[THE TASK] It is required that the lines from the top of the listing through the line with "42, bottom: 733.3" be reproduced exactly, excluding pictures.

[RAW DATA]
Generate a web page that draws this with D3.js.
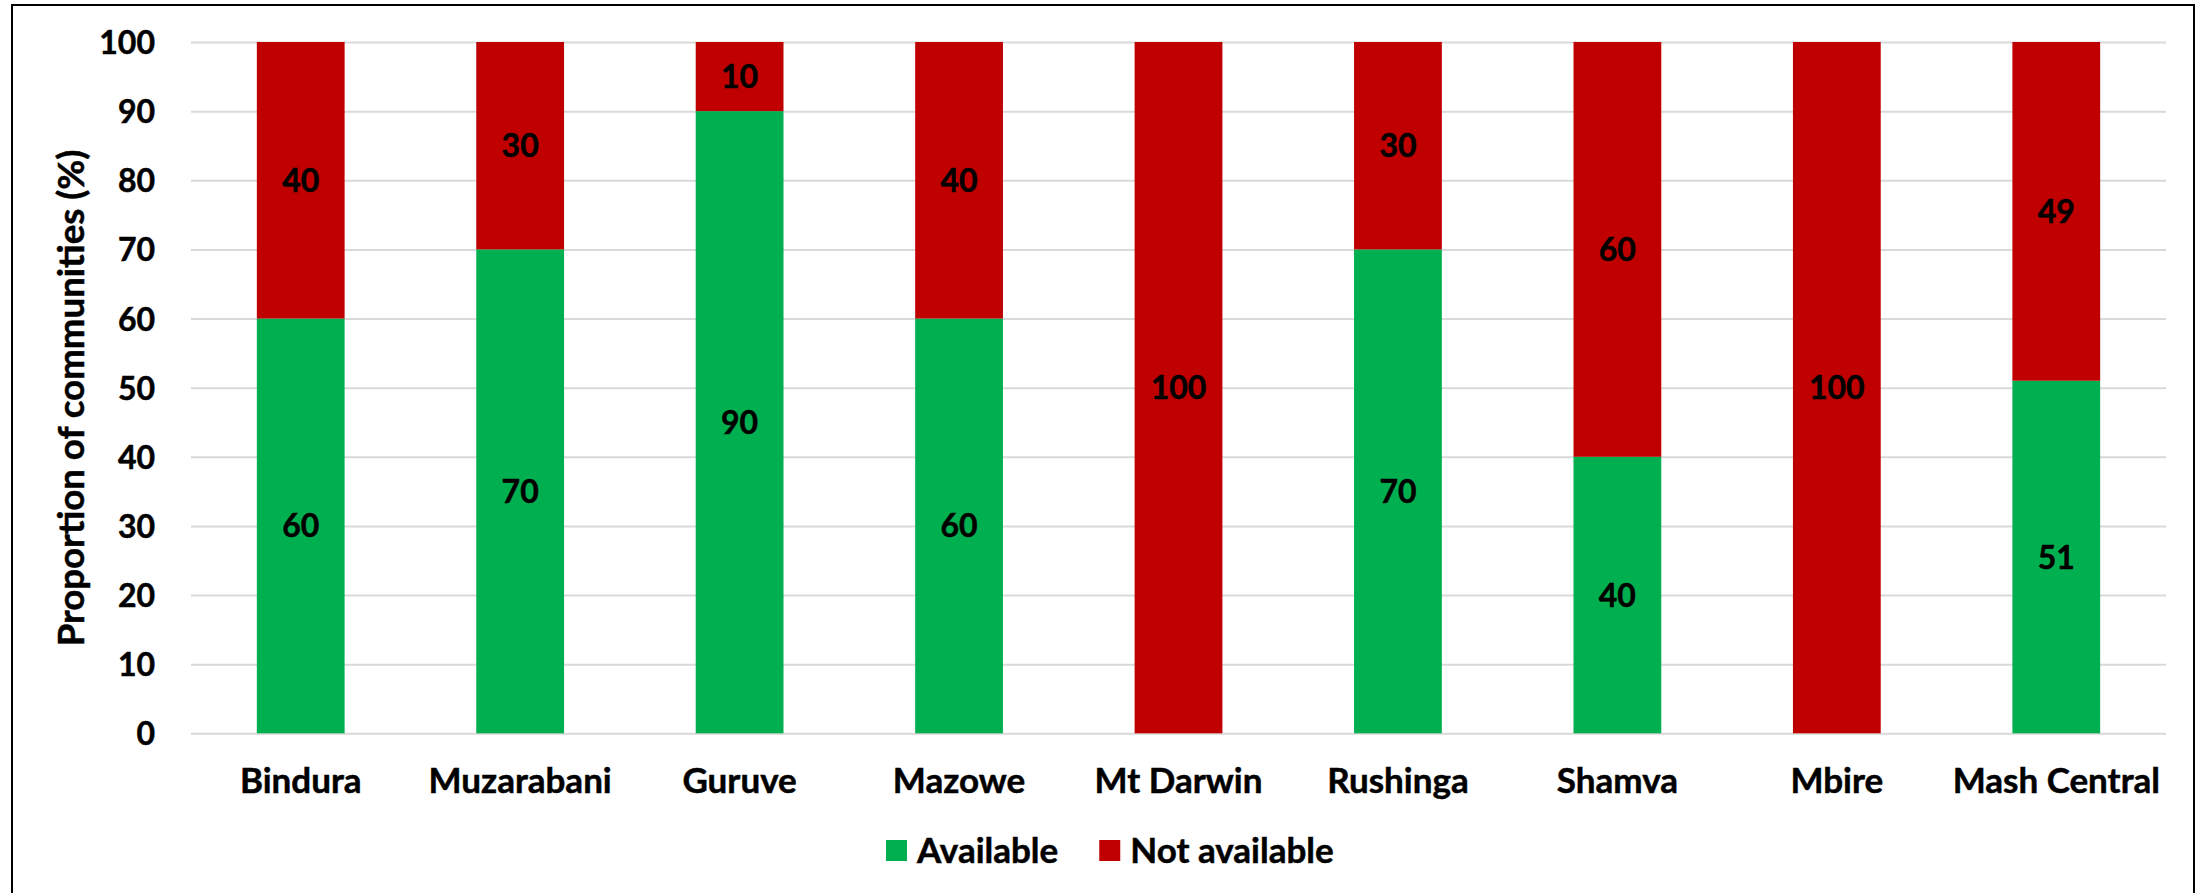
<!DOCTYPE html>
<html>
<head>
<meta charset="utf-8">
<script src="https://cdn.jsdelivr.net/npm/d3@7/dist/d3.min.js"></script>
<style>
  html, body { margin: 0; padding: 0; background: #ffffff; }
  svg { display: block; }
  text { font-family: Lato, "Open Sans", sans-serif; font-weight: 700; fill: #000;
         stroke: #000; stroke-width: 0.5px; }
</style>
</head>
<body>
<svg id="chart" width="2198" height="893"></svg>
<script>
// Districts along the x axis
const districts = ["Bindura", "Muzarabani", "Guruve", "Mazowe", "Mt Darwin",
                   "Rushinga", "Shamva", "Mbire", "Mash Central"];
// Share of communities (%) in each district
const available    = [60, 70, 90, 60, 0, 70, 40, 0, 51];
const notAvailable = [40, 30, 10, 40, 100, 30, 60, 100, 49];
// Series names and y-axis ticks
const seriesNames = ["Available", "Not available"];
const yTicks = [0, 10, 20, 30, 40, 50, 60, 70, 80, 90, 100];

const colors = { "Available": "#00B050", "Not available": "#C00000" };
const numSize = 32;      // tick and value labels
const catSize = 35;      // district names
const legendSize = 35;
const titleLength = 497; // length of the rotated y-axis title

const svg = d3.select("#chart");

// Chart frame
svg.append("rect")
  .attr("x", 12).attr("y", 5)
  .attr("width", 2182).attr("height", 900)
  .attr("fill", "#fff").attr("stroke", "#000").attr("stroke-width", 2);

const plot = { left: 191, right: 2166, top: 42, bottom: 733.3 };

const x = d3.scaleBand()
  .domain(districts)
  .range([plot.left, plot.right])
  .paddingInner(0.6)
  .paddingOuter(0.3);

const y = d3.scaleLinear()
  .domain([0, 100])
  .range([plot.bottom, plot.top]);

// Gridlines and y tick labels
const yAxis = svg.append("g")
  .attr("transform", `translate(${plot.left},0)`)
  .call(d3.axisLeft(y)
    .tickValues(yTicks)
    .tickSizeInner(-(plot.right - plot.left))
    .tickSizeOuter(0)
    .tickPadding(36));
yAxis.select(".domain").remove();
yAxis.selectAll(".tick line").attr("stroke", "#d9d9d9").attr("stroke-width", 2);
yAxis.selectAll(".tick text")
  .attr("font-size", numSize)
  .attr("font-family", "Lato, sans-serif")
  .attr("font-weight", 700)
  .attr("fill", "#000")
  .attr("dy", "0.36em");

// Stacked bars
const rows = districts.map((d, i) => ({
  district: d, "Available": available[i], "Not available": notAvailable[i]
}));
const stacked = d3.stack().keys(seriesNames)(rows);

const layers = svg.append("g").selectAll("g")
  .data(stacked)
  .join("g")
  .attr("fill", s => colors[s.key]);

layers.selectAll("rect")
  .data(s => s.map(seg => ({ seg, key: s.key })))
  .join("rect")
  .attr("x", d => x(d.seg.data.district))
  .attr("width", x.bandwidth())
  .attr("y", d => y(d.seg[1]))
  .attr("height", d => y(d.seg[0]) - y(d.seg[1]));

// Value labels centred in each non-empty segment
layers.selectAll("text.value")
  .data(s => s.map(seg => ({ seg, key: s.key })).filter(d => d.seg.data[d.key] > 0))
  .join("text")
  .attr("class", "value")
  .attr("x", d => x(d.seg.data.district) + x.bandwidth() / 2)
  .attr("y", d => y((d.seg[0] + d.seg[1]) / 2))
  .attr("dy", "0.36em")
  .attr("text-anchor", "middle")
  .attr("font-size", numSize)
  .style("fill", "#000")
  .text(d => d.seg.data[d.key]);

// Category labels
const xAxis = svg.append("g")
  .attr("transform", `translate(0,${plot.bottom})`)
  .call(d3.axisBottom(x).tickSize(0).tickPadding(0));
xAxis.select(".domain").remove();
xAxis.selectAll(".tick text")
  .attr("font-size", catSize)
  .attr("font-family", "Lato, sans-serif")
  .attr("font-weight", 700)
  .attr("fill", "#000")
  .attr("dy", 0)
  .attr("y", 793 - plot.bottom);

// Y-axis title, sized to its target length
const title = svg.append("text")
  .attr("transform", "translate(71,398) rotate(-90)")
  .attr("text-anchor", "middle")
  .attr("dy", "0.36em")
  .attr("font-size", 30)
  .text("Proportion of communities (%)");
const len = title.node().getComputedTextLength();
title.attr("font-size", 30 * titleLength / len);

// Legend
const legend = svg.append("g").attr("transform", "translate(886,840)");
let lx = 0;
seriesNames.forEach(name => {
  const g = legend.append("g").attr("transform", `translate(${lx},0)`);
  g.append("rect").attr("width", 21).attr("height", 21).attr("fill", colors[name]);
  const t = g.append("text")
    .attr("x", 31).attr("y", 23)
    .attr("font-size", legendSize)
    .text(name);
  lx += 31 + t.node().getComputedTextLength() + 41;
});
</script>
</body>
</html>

[OUTPUT OF THE TASK]
Generate a web page that draws this with D3.js.
<!DOCTYPE html>
<html>
<head>
<meta charset="utf-8">
<script src="https://cdn.jsdelivr.net/npm/d3@7/dist/d3.min.js"></script>
<style>
  html, body { margin: 0; padding: 0; background: #ffffff; }
  svg { display: block; }
  text { font-family: Lato, "Open Sans", sans-serif; font-weight: 700; fill: #000;
         stroke: #000; stroke-width: 0.5px; }
</style>
</head>
<body>
<svg id="chart" width="2198" height="893"></svg>
<script>
// Districts along the x axis
const districts = ["Bindura", "Muzarabani", "Guruve", "Mazowe", "Mt Darwin",
                   "Rushinga", "Shamva", "Mbire", "Mash Central"];
// Share of communities (%) in each district
const available    = [60, 70, 90, 60, 0, 70, 40, 0, 51];
const notAvailable = [40, 30, 10, 40, 100, 30, 60, 100, 49];
// Series names and y-axis ticks
const seriesNames = ["Available", "Not available"];
const yTicks = [0, 10, 20, 30, 40, 50, 60, 70, 80, 90, 100];

const colors = { "Available": "#00B050", "Not available": "#C00000" };
const numSize = 32;      // tick and value labels
const catSize = 35;      // district names
const legendSize = 35;
const titleLength = 497; // length of the rotated y-axis title

const svg = d3.select("#chart");

// Chart frame
svg.append("rect")
  .attr("x", 12).attr("y", 5)
  .attr("width", 2182).attr("height", 900)
  .attr("fill", "#fff").attr("stroke", "#000").attr("stroke-width", 2);

const plot = { left: 191, right: 2166, top: 42, bottom: 733.3 };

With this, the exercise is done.